# From pickup to farm truck in one afternoon.....



## Mik (Jan 2, 2008)

I've had one of those cheapy Maisto '41 Plymouth stepsides around the layout long enough for the paint to start coming off the chrome flaking and looking just pretty ratty in general.

I decided that a plain repaint wasn't going to work because I really didn't want to strip it sown to spray. I'd been using it at the Giant Gnome farm anyway, so I decided that remaking it into a flatbed farm truck was just the ticket. 

First I unscrewed the plastic undercarriage (6 screws), then cut the running boards off even with the back of the cab....

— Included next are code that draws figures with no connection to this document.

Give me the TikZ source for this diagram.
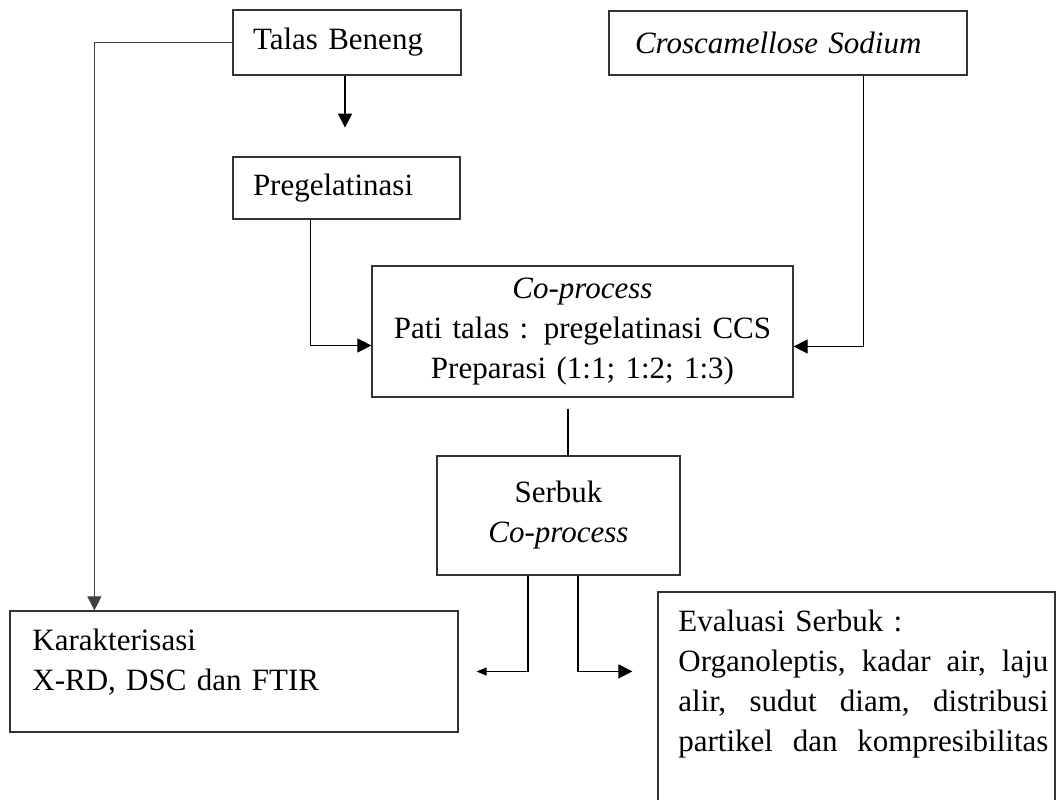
\documentclass[tikz,border=0pt]{standalone}
\usepackage{fontspec}
\setmainfont{Liberation Serif}
\usetikzlibrary{arrows.meta}

\begin{document}
\begin{tikzpicture}[x=0.5pt, y=-0.5pt,
	box/.style={draw=black!80, line width=0.6pt, inner xsep=10pt, inner ysep=0pt, font=\fontsize{15.5}{20}\selectfont},
	txt/.style={inner sep=0pt, font=\fontsize{15.5}{20}\selectfont, align=left},
	conn/.style={line width=0.55pt},
	bigtip/.style={-{Triangle[length=7pt,width=7pt]}},
	smalltip/.style={-{Triangle[length=5pt,width=4pt]}}]
					% Fix the size of the page
					\useasboundingbox (0,0) rectangle (1056,799);
					\clip (0,0) rectangle (1056,799);
					
					% Draw the boxes of the top row
					\node[box, text width=94pt, align=left, minimum height=32.5pt] (talas) at (347,42.5) {Talas Beneng};
					\node[box, inner xsep=13pt, text width=153pt, align=left, minimum height=32pt] (ccs) at (788,43) {\itshape Croscamellose Sodium};
					\node[box, text width=93.5pt, align=left, minimum height=31pt] (pre) at (346.5,188) {Pregelatinasi};
					
					% Draw the co-process box and the powder box
					\node[box, inner xsep=0pt, text width=210.5pt, align=center, minimum height=65.5pt] (cop) at (582.5,331.5) {\textit{Co-process}\\Pati talas : pregelatinasi CCS\\Preparasi (1:1; 1:2; 1:3)};
					\node[box, text width=101.5pt, align=center, minimum height=59.5pt] (ser) at (558.5,515.5) {Serbuk\\\textit{Co-process}};
					
					% Draw the boxes of the bottom row, text set at the top
					\node[box, inner sep=0pt, minimum width=224pt, minimum height=60.5pt] (kar) at (234,671.5) {};
					\node[txt, text width=200pt, anchor=base west] (kar text) at (32,650) {Karakterisasi\\X-RD, DSC dan FTIR};
					\node[box, inner sep=0pt, minimum width=198.5pt, minimum height=124pt] (eval) at (856.5,716) {};
					\node[txt, text width=185pt, anchor=base west] (eval text) at (678,631) {Evaluasi Serbuk :\\
						\makebox[185pt][s]{Organoleptis, \hfill kadar \hfill air, \hfill laju}\\
						\makebox[185pt][s]{alir, \hfill sudut \hfill diam, \hfill distribusi}\\
						\makebox[185pt][s]{partikel \hfill dan \hfill kompresibilitas}};
					
					% Points where the connectors start or end
					\coordinate (kar in) at ([xshift=42.5pt]kar.north west);
					\coordinate (talas tip) at ([xshift=-1pt, yshift=-26pt]talas.south);
					\coordinate (pre out) at ([xshift=39pt]pre.south west);
					\coordinate (ccs out) at ([xshift=127.5pt]ccs.south west);
					\coordinate (cop out) at ([xshift=-7.25pt, yshift=-5.5pt]cop.south);
					\coordinate (ser left) at ([xshift=-15.25pt]ser.south);
					\coordinate (ser right) at ([xshift=9.75pt]ser.south);
					\coordinate (kar tip) at ([xshift=9pt]kar.east);
					\coordinate (eval tip) at ([xshift=-12.5pt, yshift=-40pt]eval.north west);
					
					% Draw line from Talas Beneng down to Karakterisasi
					\draw[line width=0.4pt, black!75, bigtip] (talas.west) -| (kar in);
					
					% Draw arrow below Talas Beneng
					\draw[conn, bigtip] (talas.south -| talas tip) -- (talas tip);
					
					% Draw arrows into the co-process box
					\draw[conn, bigtip] (pre out) |- ([yshift=-7pt]cop.west);
					\draw[conn, bigtip] (ccs out) |- ([yshift=-7.5pt]cop.east);
					
					% Draw line between co-process and powder
					\draw[conn] (cop out) -- (cop out |- ser.north);
					
					% Draw arrows out of the powder box
					\draw[conn, smalltip] (ser left) |- (kar tip);
					\draw[conn, bigtip] (ser right) |- (eval tip);
\end{tikzpicture}
\end{document}
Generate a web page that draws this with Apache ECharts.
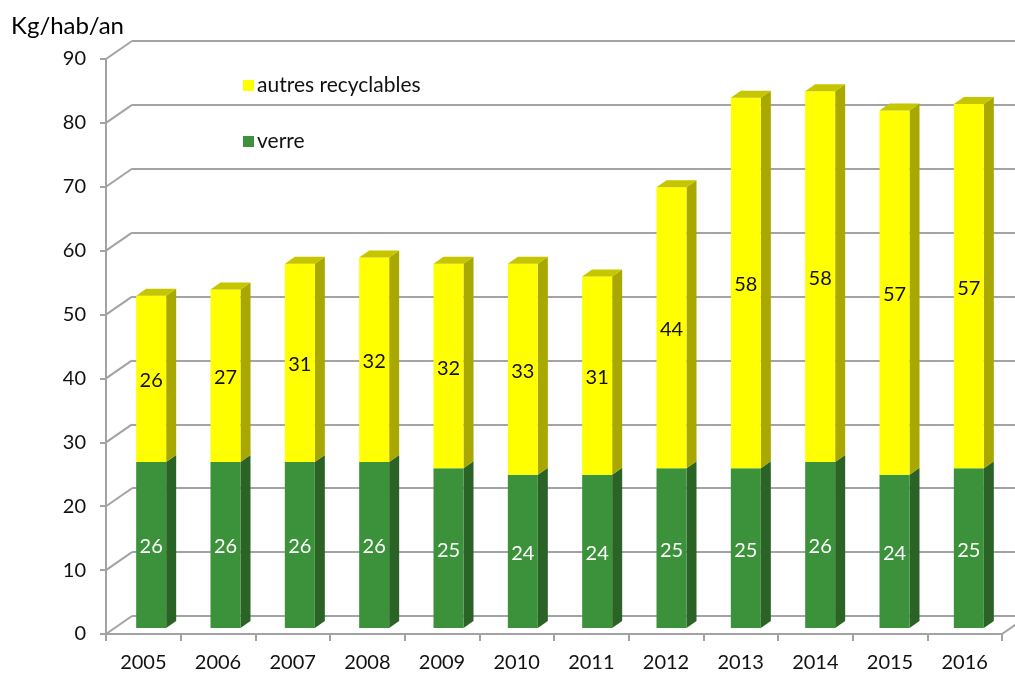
<!DOCTYPE html>
<html>
<head>
<meta charset="utf-8">
<script src="https://cdn.jsdelivr.net/npm/echarts@6/dist/echarts.min.js"></script>
<style>
html,body{margin:0;padding:0;background:#fff;}
#chart{width:1015px;height:673px;}
</style>
</head>
<body>
<div id="chart"></div>
<script>
const years = ['2005','2006','2007','2008','2009','2010','2011','2012','2013','2014','2015','2016'];
const verre = [26,26,26,26,25,24,24,25,25,26,24,25];
const autres = [26,27,31,32,32,33,31,44,58,58,57,57];
const yTicks = [0,10,20,30,40,50,60,70,80,90];
const unitLabel = 'Kg/hab/an';

const FONT = 'Lato';
const GRID_COLOR = '#a3a3a3';
const DX = 26, DY = 18;       // wall depth offset
const BW = 30, BDX = 10, BDY = 7; // bar width and depth

const greenData = years.map((y, i) => [i, 0, verre[i], verre[i]]);
const yellowData = years.map((y, i) => [i, verre[i], verre[i] + autres[i], autres[i]]);

function barRender(front, side, top, textColor, drawTop) {
  return function (params, api) {
    const i = api.value(0);
    const p0 = api.coord([i, api.value(1)]);
    const p1 = api.coord([i, api.value(2)]);
    const cx = p0[0];
    const x0 = cx - BW / 2, x1 = cx + BW / 2;
    const yb = p0[1], yt = p1[1];
    const children = [
      { type: 'polygon', shape: { points: [[x1, yb], [x1 + BDX, yb - BDY], [x1 + BDX, yt - BDY], [x1, yt]] }, style: { fill: side } },
      { type: 'rect', shape: { x: x0, y: yt, width: BW, height: yb - yt }, style: { fill: front } }
    ];
    if (drawTop) {
      children.push({ type: 'polygon', shape: { points: [[x0, yt], [x1, yt], [x1 + BDX, yt - BDY], [x0 + BDX, yt - BDY]] }, style: { fill: top } });
    }
    children.push({ type: 'text', style: { text: String(api.value(3)), x: cx, y: (yt + yb) / 2 + 2, align: 'center', verticalAlign: 'middle', fill: textColor, font: '20px ' + FONT } });
    return { type: 'group', children: children };
  };
}

const chart = echarts.init(document.getElementById('chart'));
chart.setOption({
  animation: false,
  backgroundColor: '#fff',
  title: { text: unitLabel, left: 6, top: 9, textStyle: { fontFamily: FONT, fontSize: 24, fontWeight: 'normal', color: '#000' } },
  legend: {
    data: ['autres recyclables', 'verre'],
    orient: 'vertical', left: 238, top: 70, itemGap: 35, itemWidth: 11, itemHeight: 11,
    icon: 'rect',
    textStyle: { fontFamily: FONT, fontSize: 21, color: '#111', padding: [0, 0, 0, -2] }
  },
  grid: [
    { left: 106, top: 59, width: 896, height: 575 },   // front
    { left: 132, top: 41, width: 896, height: 575 },   // back wall
    { left: 114, top: 53, width: 892, height: 575 }    // bar plane
  ],
  xAxis: [
    { gridIndex: 0, type: 'category', data: years, boundaryGap: true,
      axisLine: { lineStyle: { color: GRID_COLOR, width: 2 } },
      axisTick: { show: true, length: 7, lineStyle: { color: GRID_COLOR, width: 2 } },
      axisLabel: { fontFamily: FONT, fontSize: 20, color: '#111', margin: 19 } },
    { gridIndex: 1, type: 'category', data: years, show: false },
    { gridIndex: 2, type: 'category', data: years, show: false }
  ],
  yAxis: [
    { gridIndex: 0, type: 'value', min: 0, max: 90, interval: 10,
      axisLine: { show: true, lineStyle: { color: GRID_COLOR, width: 2 } },
      axisTick: { show: true, length: 6, lineStyle: { color: GRID_COLOR, width: 2 } },
      splitLine: { show: false },
      axisLabel: { fontFamily: FONT, fontSize: 20, color: '#111', margin: 20 } },
    { gridIndex: 1, type: 'value', min: 0, max: 90, interval: 10,
      axisLine: { show: false }, axisTick: { show: false }, axisLabel: { show: false },
      splitLine: { show: true, lineStyle: { color: GRID_COLOR, width: 2 } } },
    { gridIndex: 2, type: 'value', min: 0, max: 90, interval: 10, show: false, splitLine: { show: false } }
  ],
  series: [
    { type: 'custom', name: 'walls', xAxisIndex: 0, yAxisIndex: 0, silent: true, clip: false,
      data: yTicks.map(v => [0, v]),
      renderItem: function (params, api) {
        const v = api.value(1);
        const band = api.size([1, 0])[0];
        const p = api.coord([0, v]);
        const xl = p[0] - band / 2;
        const children = [{ type: 'line', shape: { x1: xl, y1: p[1], x2: xl + DX, y2: p[1] - DY }, style: { stroke: GRID_COLOR, lineWidth: 2 } }];
        if (v === 0) {
          const q = api.coord([years.length - 1, 0]);
          const xr = q[0] + band / 2;
          children.push({ type: 'line', shape: { x1: xr, y1: q[1], x2: xr + DX, y2: q[1] - DY }, style: { stroke: GRID_COLOR, lineWidth: 2 } });
        }
        return { type: 'group', children: children };
      }
    },
    { type: 'custom', name: 'verre', xAxisIndex: 2, yAxisIndex: 2, clip: false,
      itemStyle: { color: '#3b923a' },
      data: greenData,
      renderItem: barRender('#3b923a', '#2a6325', '#2f7a2e', '#ffffff', false) },
    { type: 'custom', name: 'autres recyclables', xAxisIndex: 2, yAxisIndex: 2, clip: false,
      itemStyle: { color: '#ffff00' },
      data: yellowData,
      renderItem: barRender('#ffff00', '#a8a800', '#c6c600', '#111111', true) }
  ]
});
</script>
</body>
</html>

Next I gave the cab an Earl Scheib paint job. Farm trucks around here are generally chalky and faded looking. At least when they aren't just totally rusted out.... So I used 'denim' and 'grimy black' to look like 20 year old paint.









For the bed, I had an old Monogram Mack AC bed that I cut down. It probably would have been just as easy to scratch it.









Bed installed.









Then painted and loaded with farm type 'stuff'....









Front view.









And the bed? It's well on it's way to becoming a cart for another part of the layout.










It only took about 3 hours altogether


----------



## Torby (Jan 2, 2008)

You need a hand reaching out of that box.


----------



## Dave Meashey (Jan 2, 2008)

Hi MIK; 

I like your trailer too. When I was a kid, our next door built a trailer out of an old pickup truck bed. His was a very faded International Harvester orange. Always like to see your ideas. 

Best, 
David Meashey


----------